What you should do >> Transcribe every line exactly. Leave the pictures behind.

Source excerpt >>
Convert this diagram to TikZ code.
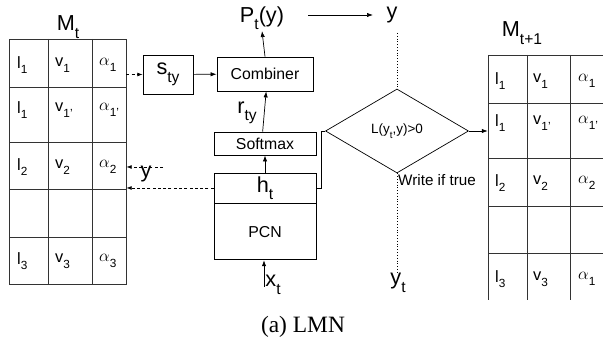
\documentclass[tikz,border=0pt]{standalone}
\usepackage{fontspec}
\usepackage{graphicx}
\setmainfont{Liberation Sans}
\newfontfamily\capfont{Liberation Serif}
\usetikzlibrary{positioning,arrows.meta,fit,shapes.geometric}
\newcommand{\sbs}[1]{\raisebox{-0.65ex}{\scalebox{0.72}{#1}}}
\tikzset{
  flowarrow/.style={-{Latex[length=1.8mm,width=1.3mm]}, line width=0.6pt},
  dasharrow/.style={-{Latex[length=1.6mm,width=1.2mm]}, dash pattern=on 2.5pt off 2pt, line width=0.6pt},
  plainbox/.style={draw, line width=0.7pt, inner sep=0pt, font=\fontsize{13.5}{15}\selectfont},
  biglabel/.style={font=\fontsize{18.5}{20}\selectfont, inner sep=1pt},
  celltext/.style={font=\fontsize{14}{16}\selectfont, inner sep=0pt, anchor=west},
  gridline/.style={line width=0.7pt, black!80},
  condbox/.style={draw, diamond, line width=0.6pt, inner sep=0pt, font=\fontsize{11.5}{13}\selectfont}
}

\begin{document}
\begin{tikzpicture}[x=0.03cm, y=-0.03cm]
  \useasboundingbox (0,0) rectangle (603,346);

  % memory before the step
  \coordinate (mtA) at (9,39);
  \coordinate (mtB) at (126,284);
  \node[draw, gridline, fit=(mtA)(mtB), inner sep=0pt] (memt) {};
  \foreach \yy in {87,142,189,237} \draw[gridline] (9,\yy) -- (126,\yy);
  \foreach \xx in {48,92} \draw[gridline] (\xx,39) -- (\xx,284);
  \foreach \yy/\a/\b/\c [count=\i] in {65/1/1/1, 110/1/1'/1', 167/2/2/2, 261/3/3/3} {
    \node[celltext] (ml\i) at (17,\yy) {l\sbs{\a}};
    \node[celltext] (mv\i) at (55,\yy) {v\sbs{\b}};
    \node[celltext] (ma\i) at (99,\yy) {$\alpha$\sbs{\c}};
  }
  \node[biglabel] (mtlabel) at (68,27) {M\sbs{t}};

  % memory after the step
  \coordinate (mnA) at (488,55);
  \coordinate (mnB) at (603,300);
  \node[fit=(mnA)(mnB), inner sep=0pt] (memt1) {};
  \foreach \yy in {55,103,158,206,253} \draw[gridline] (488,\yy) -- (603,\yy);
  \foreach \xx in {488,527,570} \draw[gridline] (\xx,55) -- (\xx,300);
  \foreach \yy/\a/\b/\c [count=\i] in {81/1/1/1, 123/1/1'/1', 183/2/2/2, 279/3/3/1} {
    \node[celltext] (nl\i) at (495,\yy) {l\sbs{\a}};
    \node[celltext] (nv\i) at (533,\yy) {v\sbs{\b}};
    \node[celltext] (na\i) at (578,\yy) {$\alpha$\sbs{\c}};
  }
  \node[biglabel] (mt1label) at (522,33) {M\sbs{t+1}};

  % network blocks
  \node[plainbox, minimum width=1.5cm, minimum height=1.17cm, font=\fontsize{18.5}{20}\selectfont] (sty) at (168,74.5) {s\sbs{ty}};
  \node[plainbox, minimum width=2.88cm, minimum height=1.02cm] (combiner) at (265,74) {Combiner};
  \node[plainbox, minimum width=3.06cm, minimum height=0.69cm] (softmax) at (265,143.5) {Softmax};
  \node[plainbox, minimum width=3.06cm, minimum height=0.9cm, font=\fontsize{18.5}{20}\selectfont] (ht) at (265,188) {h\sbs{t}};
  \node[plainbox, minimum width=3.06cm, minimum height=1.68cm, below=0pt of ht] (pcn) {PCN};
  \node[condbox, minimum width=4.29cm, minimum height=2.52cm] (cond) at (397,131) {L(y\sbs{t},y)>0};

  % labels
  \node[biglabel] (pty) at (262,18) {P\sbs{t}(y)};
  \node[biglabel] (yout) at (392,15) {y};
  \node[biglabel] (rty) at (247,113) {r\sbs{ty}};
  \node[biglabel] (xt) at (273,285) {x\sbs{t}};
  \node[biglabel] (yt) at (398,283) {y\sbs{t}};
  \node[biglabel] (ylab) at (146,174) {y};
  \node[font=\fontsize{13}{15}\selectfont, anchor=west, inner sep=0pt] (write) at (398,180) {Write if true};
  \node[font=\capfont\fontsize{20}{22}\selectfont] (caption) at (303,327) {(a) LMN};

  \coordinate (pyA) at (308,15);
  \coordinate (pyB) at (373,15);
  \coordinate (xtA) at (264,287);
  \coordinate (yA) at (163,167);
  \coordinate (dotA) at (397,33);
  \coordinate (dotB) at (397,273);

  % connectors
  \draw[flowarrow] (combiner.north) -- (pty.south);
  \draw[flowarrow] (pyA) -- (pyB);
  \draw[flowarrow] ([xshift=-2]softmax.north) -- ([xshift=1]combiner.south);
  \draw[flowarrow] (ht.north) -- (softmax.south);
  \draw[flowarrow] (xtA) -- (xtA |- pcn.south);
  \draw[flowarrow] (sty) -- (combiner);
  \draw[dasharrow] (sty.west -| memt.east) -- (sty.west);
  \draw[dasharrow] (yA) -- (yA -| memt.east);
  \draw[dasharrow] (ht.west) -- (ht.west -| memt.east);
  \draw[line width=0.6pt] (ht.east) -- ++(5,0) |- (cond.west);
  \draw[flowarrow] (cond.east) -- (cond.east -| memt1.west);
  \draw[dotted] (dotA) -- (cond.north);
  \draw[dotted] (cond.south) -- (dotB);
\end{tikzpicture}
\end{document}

Exercise result >>
Convert this diagram to TikZ code.
\documentclass[tikz,border=0pt]{standalone}
\usepackage{fontspec}
\usepackage{graphicx}
\setmainfont{Liberation Sans}
\newfontfamily\capfont{Liberation Serif}
\usetikzlibrary{positioning,arrows.meta,fit,shapes.geometric}
\newcommand{\sbs}[1]{\raisebox{-0.65ex}{\scalebox{0.72}{#1}}}
\tikzset{
  flowarrow/.style={-{Latex[length=1.8mm,width=1.3mm]}, line width=0.6pt},
  dasharrow/.style={-{Latex[length=1.6mm,width=1.2mm]}, dash pattern=on 2.5pt off 2pt, line width=0.6pt},
  plainbox/.style={draw, line width=0.7pt, inner sep=0pt, font=\fontsize{13.5}{15}\selectfont},
  biglabel/.style={font=\fontsize{18.5}{20}\selectfont, inner sep=1pt},
  celltext/.style={font=\fontsize{14}{16}\selectfont, inner sep=0pt, anchor=west},
  gridline/.style={line width=0.7pt, black!80},
  condbox/.style={draw, diamond, line width=0.6pt, inner sep=0pt, font=\fontsize{11.5}{13}\selectfont}
}

\begin{document}
\begin{tikzpicture}[x=0.03cm, y=-0.03cm]
  \useasboundingbox (0,0) rectangle (603,346);

  % memory before the step
  \coordinate (mtA) at (9,39);
  \coordinate (mtB) at (126,284);
  \node[draw, gridline, fit=(mtA)(mtB), inner sep=0pt] (memt) {};
  \foreach \yy in {87,142,189,237} \draw[gridline] (9,\yy) -- (126,\yy);
  \foreach \xx in {48,92} \draw[gridline] (\xx,39) -- (\xx,284);
  \foreach \yy/\a/\b/\c [count=\i] in {65/1/1/1, 110/1/1'/1', 167/2/2/2, 261/3/3/3} {
    \node[celltext] (ml\i) at (17,\yy) {l\sbs{\a}};
    \node[celltext] (mv\i) at (55,\yy) {v\sbs{\b}};
    \node[celltext] (ma\i) at (99,\yy) {$\alpha$\sbs{\c}};
  }
  \node[biglabel] (mtlabel) at (68,27) {M\sbs{t}};

  % memory after the step
  \coordinate (mnA) at (488,55);
  \coordinate (mnB) at (603,300);
  \node[fit=(mnA)(mnB), inner sep=0pt] (memt1) {};
  \foreach \yy in {55,103,158,206,253} \draw[gridline] (488,\yy) -- (603,\yy);
  \foreach \xx in {488,527,570} \draw[gridline] (\xx,55) -- (\xx,300);
  \foreach \yy/\a/\b/\c [count=\i] in {81/1/1/1, 123/1/1'/1', 183/2/2/2, 279/3/3/1} {
    \node[celltext] (nl\i) at (495,\yy) {l\sbs{\a}};
    \node[celltext] (nv\i) at (533,\yy) {v\sbs{\b}};
    \node[celltext] (na\i) at (578,\yy) {$\alpha$\sbs{\c}};
  }
  \node[biglabel] (mt1label) at (522,33) {M\sbs{t+1}};

  % network blocks
  \node[plainbox, minimum width=1.5cm, minimum height=1.17cm, font=\fontsize{18.5}{20}\selectfont] (sty) at (168,74.5) {s\sbs{ty}};
  \node[plainbox, minimum width=2.88cm, minimum height=1.02cm] (combiner) at (265,74) {Combiner};
  \node[plainbox, minimum width=3.06cm, minimum height=0.69cm] (softmax) at (265,143.5) {Softmax};
  \node[plainbox, minimum width=3.06cm, minimum height=0.9cm, font=\fontsize{18.5}{20}\selectfont] (ht) at (265,188) {h\sbs{t}};
  \node[plainbox, minimum width=3.06cm, minimum height=1.68cm, below=0pt of ht] (pcn) {PCN};
  \node[condbox, minimum width=4.29cm, minimum height=2.52cm] (cond) at (397,131) {L(y\sbs{t},y)>0};

  % labels
  \node[biglabel] (pty) at (262,18) {P\sbs{t}(y)};
  \node[biglabel] (yout) at (392,15) {y};
  \node[biglabel] (rty) at (247,113) {r\sbs{ty}};
  \node[biglabel] (xt) at (273,285) {x\sbs{t}};
  \node[biglabel] (yt) at (398,283) {y\sbs{t}};
  \node[biglabel] (ylab) at (146,174) {y};
  \node[font=\fontsize{13}{15}\selectfont, anchor=west, inner sep=0pt] (write) at (398,180) {Write if true};
  \node[font=\capfont\fontsize{20}{22}\selectfont] (caption) at (303,327) {(a) LMN};

  \coordinate (pyA) at (308,15);
  \coordinate (pyB) at (373,15);
  \coordinate (xtA) at (264,287);
  \coordinate (yA) at (163,167);
  \coordinate (dotA) at (397,33);
  \coordinate (dotB) at (397,273);

  % connectors
  \draw[flowarrow] (combiner.north) -- (pty.south);
  \draw[flowarrow] (pyA) -- (pyB);
  \draw[flowarrow] ([xshift=-2]softmax.north) -- ([xshift=1]combiner.south);
  \draw[flowarrow] (ht.north) -- (softmax.south);
  \draw[flowarrow] (xtA) -- (xtA |- pcn.south);
  \draw[flowarrow] (sty) -- (combiner);
  \draw[dasharrow] (sty.west -| memt.east) -- (sty.west);
  \draw[dasharrow] (yA) -- (yA -| memt.east);
  \draw[dasharrow] (ht.west) -- (ht.west -| memt.east);
  \draw[line width=0.6pt] (ht.east) -- ++(5,0) |- (cond.west);
  \draw[flowarrow] (cond.east) -- (cond.east -| memt1.west);
  \draw[dotted] (dotA) -- (cond.north);
  \draw[dotted] (cond.south) -- (dotB);
\end{tikzpicture}
\end{document}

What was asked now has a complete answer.